Michael Beatley captures the start of this beauty in these closeups from along Rock Creek, downstream from Meadow Camp in Meadow Valley.

Plumas County is the northernmost end of the Sierra in the vast Shasta Cascade region of California, and during autumn, it is wonder-filled.

Indian rhubarb, black oak and bigleaf maple are the predominant sources of fall color.

Though, exotic trees planted in its towns mix with the native color to create dramatic showy scenes, like that of the exotic maple planted behind the Plumas Superior Courthouse in Quincy, contrasted with a native maple seen along Big Creek road.

Eastern maple, Plumas Superior Courthouse, Quincy (10/8/17) Michael Beatley

Bigleaf maple, Big Creek Rd., Plumas County (10/8/17) Michael Beatley

Plumas County Color spotter Michael Beatley drove to Thompson Lake (First Report), just above Bucks Lake, on the road to the dam and just off the road near 5 p.m.

Beatley called it the “Perfect time, no wind and aspen peaking at 5,600′.

What!? Peaking aspen at 5,600′ when they haven’t peaked above 9,000′ at some locations in the Eastern Sierra? What gives?

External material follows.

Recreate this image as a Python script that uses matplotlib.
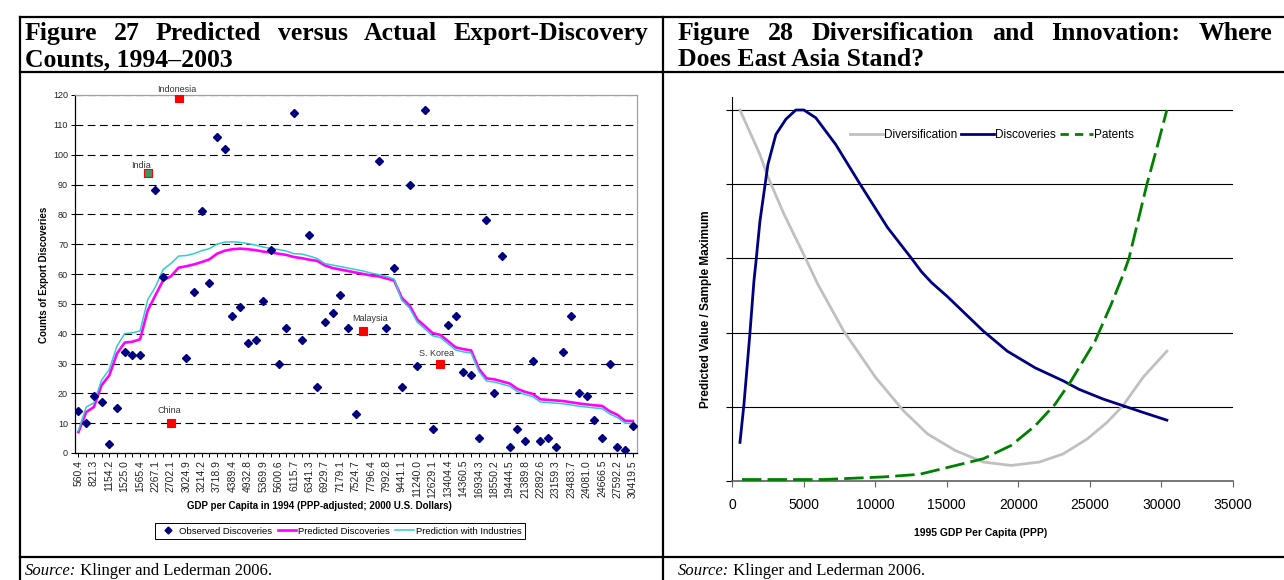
import numpy as np
import matplotlib
matplotlib.use("Agg")
import matplotlib.pyplot as plt
from matplotlib.lines import Line2D

nan = np.nan

# ---- Figure 27 data (category axis, 73 countries sorted by GDP) ----
gdp_labels = ["560.4", "821.3", "1154.2", "1525.0", "1565.4", "2267.1", "2702.1", "3024.9",
              "3214.2", "3718.9", "4389.4", "4932.8", "5369.9", "5600.6", "6115.7", "6341.3",
              "6929.7", "7179.1", "7524.7", "7796.4", "7992.8", "9441.1", "11240.0", "12629.1",
              "13404.4", "14360.5", "16934.3", "18550.2", "19444.5", "21389.8", "22892.6",
              "23159.3", "23483.7", "24081.0", "24666.5", "27592.2", "30419.5"]

observed = [14, 10, 19, 17, 3, 15, 34, 33, 33, nan,
            88, 59, nan, nan, 32, 54, 81, 57, 106, 102,
            46, 49, 37, 38, 51, 68, 30, 42, 114, 38,
            73, 22, 44, 47, 53, 42, 13, nan, nan, 98,
            42, 62, 22, 90, 29, 115, 8, nan, 43, 46,
            27, 26, 5, 78, 20, 66, 2, 8, 4, 31,
            4, 5, 2, 34, 46, 20, 19, 11, 5, 30,
            2, 1, 9]

predicted = [7, 13.7, 15.4, 22.7, 26, 33.3, 37, 37.3, 38.1, 47.8,
             52.9, 57.9, 59.2, 62.1, 62.6, 63.2, 64, 64.9, 66.8, 67.8,
             68.3, 68.5, 68.3, 68, 67.5, 67.2, 66.8, 66.4, 65.7, 65.3,
             64.8, 64.4, 62.9, 62, 61.5, 61, 60.5, 60, 59.5, 59.2,
             58.5, 57.8, 52, 49.5, 44.8, 42.5, 40.2, 39.6, 37.5, 35.4,
             34.8, 34.4, 28.3, 25, 24.7, 24, 23.3, 21.5, 20.5, 19.8,
             18, 17.8, 17.6, 17.4, 17, 16.6, 16.3, 16, 15.8, 14,
             12.8, 10.8, 10.7]

industries = [7.6, 15.4, 16.8, 24.4, 28, 35.8, 40, 40.3, 40.9, 51.4,
              55.7, 61.5, 63.5, 66, 66.2, 66.8, 67.8, 68.5, 70, 70.7,
              70.8, 70.6, 70.2, 69.7, 69, 68.6, 68.2, 67.7, 66.8, 66.7,
              66, 65.2, 63.5, 63, 62.5, 62, 61.5, 61, 60.3, 59.8,
              59.2, 58.3, 51.2, 48.6, 43.9, 41.6, 39.3, 38.7, 36.6, 34.5,
              33.9, 33.5, 27.4, 24.1, 23.8, 23.1, 22.4, 20.6, 19.6, 18.9,
              17.1, 16.9, 16.7, 16.5, 16.1, 15.7, 15.4, 15.1, 14.9, 13.1,
              11.9, 10, 9.9]

hl_names = ["India", "China", "Indonesia", "Malaysia", "S. Korea"]
hl_idx = [9, 12, 13, 37, 47]
hl_vals = [94, 10, 119, 41, 30]

# ---- Figure 28 data ----
div_x = [557, 1951, 2508, 3623, 5016, 6000, 7804, 10034, 11985, 13657, 15608, 17559,
         19510, 21461, 23133, 24805, 26199, 27314, 28707, 30379]
div_y = [1.0, 0.88, 0.82, 0.72, 0.61, 0.53, 0.404, 0.279, 0.189, 0.127, 0.082, 0.051,
         0.042, 0.051, 0.073, 0.113, 0.158, 0.203, 0.279, 0.35]

disc_x = [557, 836, 1254, 1533, 1672, 1951, 2508, 3066, 3762, 4459, 5016, 5853, 7246,
          8918, 10869, 12541, 13239, 13935, 15050, 17559, 19231, 21182, 23133, 24248,
          25920, 27314, 28707, 30379]
disc_y = [0.104, 0.207, 0.399, 0.539, 0.59, 0.70, 0.853, 0.934, 0.975, 1.0, 1.0, 0.979,
          0.907, 0.802, 0.683, 0.60, 0.564, 0.535, 0.497, 0.404, 0.35, 0.305, 0.27, 0.247,
          0.221, 0.203, 0.185, 0.164]

pat_x = [697, 6410, 10591, 13099, 15329, 17559, 19510, 21182, 22575, 23690, 25363, 26478,
         27314, 27732, 28986, 29683, 30379]
pat_y = [0.004, 0.004, 0.011, 0.018, 0.039, 0.06, 0.096, 0.149, 0.207, 0.27, 0.377, 0.475,
         0.555, 0.60, 0.80, 0.898, 1.0]

W, H = 1284, 580


def fx(x):
    return x / W


def fy(y):
    return 1 - y / H


fig = plt.figure(figsize=(W / 100, H / 100), dpi=100)
renderer = fig.canvas.get_renderer()
sans = "Liberation Sans"
serif = "Liberation Serif"

# ---- table frame ----
for (x0, y0, x1, y1) in [(20, 17, 1284, 17), (20, 72, 1284, 72), (20, 557, 1284, 557),
                         (20, 17, 20, 580), (663, 17, 663, 580)]:
    fig.add_artist(Line2D([fx(x0), fx(x1)], [fy(y0), fy(y1)], color="black", lw=1.6))

HEAD = 18.5


def justified(words, x0, x1, y):
    texts = [fig.text(0, fy(y), w, family=serif, weight="bold", size=HEAD, va="baseline")
             for w in words]
    widths = [t.get_window_extent(renderer).width for t in texts]
    gap = (x1 - x0 - sum(widths)) / (len(words) - 1)
    x = x0
    for t, w in zip(texts, widths):
        t.set_x(fx(x))
        x += w + gap


justified("Figure 27 Predicted versus Actual Export-Discovery".split(), 25, 648, 40)
fig.text(fx(25), fy(66), "Counts, 1994\u20132003", family=serif, weight="bold", size=HEAD,
         va="baseline")
justified("Figure 28 Diversification and Innovation: Where".split(), 678, 1272, 40)
fig.text(fx(678), fy(66), "Does East Asia Stand?", family=serif, weight="bold", size=HEAD,
         va="baseline")

for x0 in [25, 678]:
    s = fig.text(fx(x0), fy(575), "Source:", family=serif, style="italic", size=12,
                 va="baseline")
    w = s.get_window_extent(renderer).width
    fig.text(fx(x0 + w), fy(575), " Klinger and Lederman 2006.", family=serif, size=12,
             va="baseline")

# ---- Figure 27 ----
ax1 = fig.add_axes([fx(75), fy(453), fx(637) - fx(75), fy(95) - fy(453)])
pos = np.arange(len(observed))
ax1.plot(pos, predicted, color="#ff00ff", lw=1.9, zorder=3)
ax1.plot(pos, industries, color="#33cccc", lw=1.1, zorder=3)
ax1.plot(pos, observed, linestyle="none", marker="D", ms=4, color="#000080", zorder=4)
for name, i, v in zip(hl_names, hl_idx, hl_vals):
    face = "#339966" if name == "India" else "#ff0000"
    ax1.plot(i, v, marker="s", ms=6, mfc=face, mec="#ff0000", mew=0.8, zorder=5)
offsets = {"India": (-5, 5), "China": (-1, 9), "Indonesia": (-1.5, 6),
           "Malaysia": (5, 9), "S. Korea": (-3, 7)}
for name, i, v in zip(hl_names, hl_idx, hl_vals):
    ax1.annotate(name, (i, v), xytext=offsets[name], textcoords="offset points",
                 ha="center", va="center", fontsize=6.5, family=sans, color="#333333")

ax1.set_xlim(-0.45, 72.55)
ax1.set_ylim(0, 120)
ax1.set_yticks(range(0, 121, 10))
ax1.yaxis.grid(True, color="black", lw=0.8, linestyle=(0, (7, 4)))
ax1.set_axisbelow(True)
ax1.set_xticks(pos[::2])
ax1.set_xticklabels(gdp_labels, rotation=90)
ax1.set_xticks(pos[1::2], minor=True)
ax1.tick_params(axis="both", which="both", length=3, width=0.7, labelsize=6.5,
                labelcolor="#222222", pad=2)
ax1.tick_params(axis="x", labelsize=7.5)
for lab in ax1.get_xticklabels() + ax1.get_yticklabels():
    lab.set_family(sans)
for side in ["left", "bottom"]:
    ax1.spines[side].set_color("black")
    ax1.spines[side].set_linewidth(0.9)
for side in ["top", "right"]:
    ax1.spines[side].set_color("#a0a0a0")
    ax1.spines[side].set_linewidth(0.9)

fig.text(fx(319), fy(506), "GDP per Capita in 1994 (PPP-adjusted; 2000 U.S. Dollars)",
         family=sans, weight="bold", size=7, ha="center", va="center")
fig.text(fx(44), fy(275), "Counts of Export Discoveries", family=sans, weight="bold",
         size=7, ha="center", va="center", rotation=90)

h1 = [Line2D([], [], linestyle="none", marker="D", ms=3.5, color="#000080"),
      Line2D([], [], color="#ff00ff", lw=1.9),
      Line2D([], [], color="#33cccc", lw=1.1)]
leg1 = ax1.legend(h1, ["Observed Discoveries", "Predicted Discoveries",
                       "Prediction with Industries"],
                  loc="center", bbox_to_anchor=(fx(340), fy(531)),
                  bbox_transform=fig.transFigure, ncol=3, frameon=True,
                  fancybox=False, framealpha=1, edgecolor="black", handlelength=2.0,
                  handletextpad=0.15, columnspacing=0.6, borderpad=0.35,
                  prop={"family": sans, "size": 6.8})
leg1.get_frame().set_linewidth(0.7)

# ---- Figure 28 ----
ax2 = fig.add_axes([fx(732), fy(481), fx(1233) - fx(732), fy(97) - fy(481)])
ax2.plot(div_x, div_y, color="#c0c0c0", lw=2.0, zorder=3)
ax2.plot(disc_x, disc_y, color="#000080", lw=2.0, zorder=3)
ax2.plot(pat_x, pat_y, color="#008000", lw=2.0, dashes=(7, 2.2), zorder=3)
ax2.set_xlim(0, 35000)
ax2.set_ylim(0, 1.035)
ax2.set_yticks(np.arange(0, 1.01, 0.2))
ax2.set_yticklabels([])
ax2.yaxis.grid(True, color="black", lw=0.8)
ax2.set_axisbelow(True)
ax2.set_xticks(range(0, 35001, 5000))
ax2.tick_params(axis="both", length=4, width=0.8, labelsize=10, pad=8)
ax2.tick_params(axis="x", color="#606060")
for lab in ax2.get_xticklabels():
    lab.set_family(sans)
ax2.spines["top"].set_visible(False)
ax2.spines["right"].set_visible(False)
ax2.spines["left"].set_color("black")
ax2.spines["left"].set_linewidth(0.8)
ax2.spines["bottom"].set_color("#606060")
ax2.spines["bottom"].set_linewidth(1.2)

fig.text(fx(981), fy(533), "1995 GDP Per Capita (PPP)", family=sans, weight="bold",
         size=7.5, ha="center", va="center")
fig.text(fx(706), fy(309), "Predicted Value / Sample Maximum", family=sans,
         weight="bold", size=8.5, ha="center", va="center", rotation=90)

h2 = [Line2D([], [], color="#c0c0c0", lw=2.0),
      Line2D([], [], color="#000080", lw=2.0),
      Line2D([], [], color="#008000", lw=2.0, dashes=(3, 2.2))]
ax2.legend(h2, ["Diversification", "Discoveries", "Patents"], loc="center",
           bbox_to_anchor=(fx(992), fy(135)), bbox_transform=fig.transFigure, ncol=3,
           frameon=False, handlelength=2.8, handletextpad=0.1, columnspacing=0.3,
           prop={"family": sans, "size": 8.5})

fig.savefig("out.png", dpi=100)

This continues to be one of the earliest autumn peaks for the Northern Sierra and one of the latest for the Eastern Sierra.

Thompson Lake, Plumas County (10/8/17) Michael Beatley

 

 

 

 

 

Superior Court Judge Alan Theiler Memorial Maple, Quincy (10/10/17) Michael Beatley

Thompson Ranch Maple, La Porte Rd., Quincy (10/10/17) Michael Beatley

Quincy (3,432′) –  Peak (75-100%) GO NOW!

Plumas County – Near Peak (50-75%) GO NOW!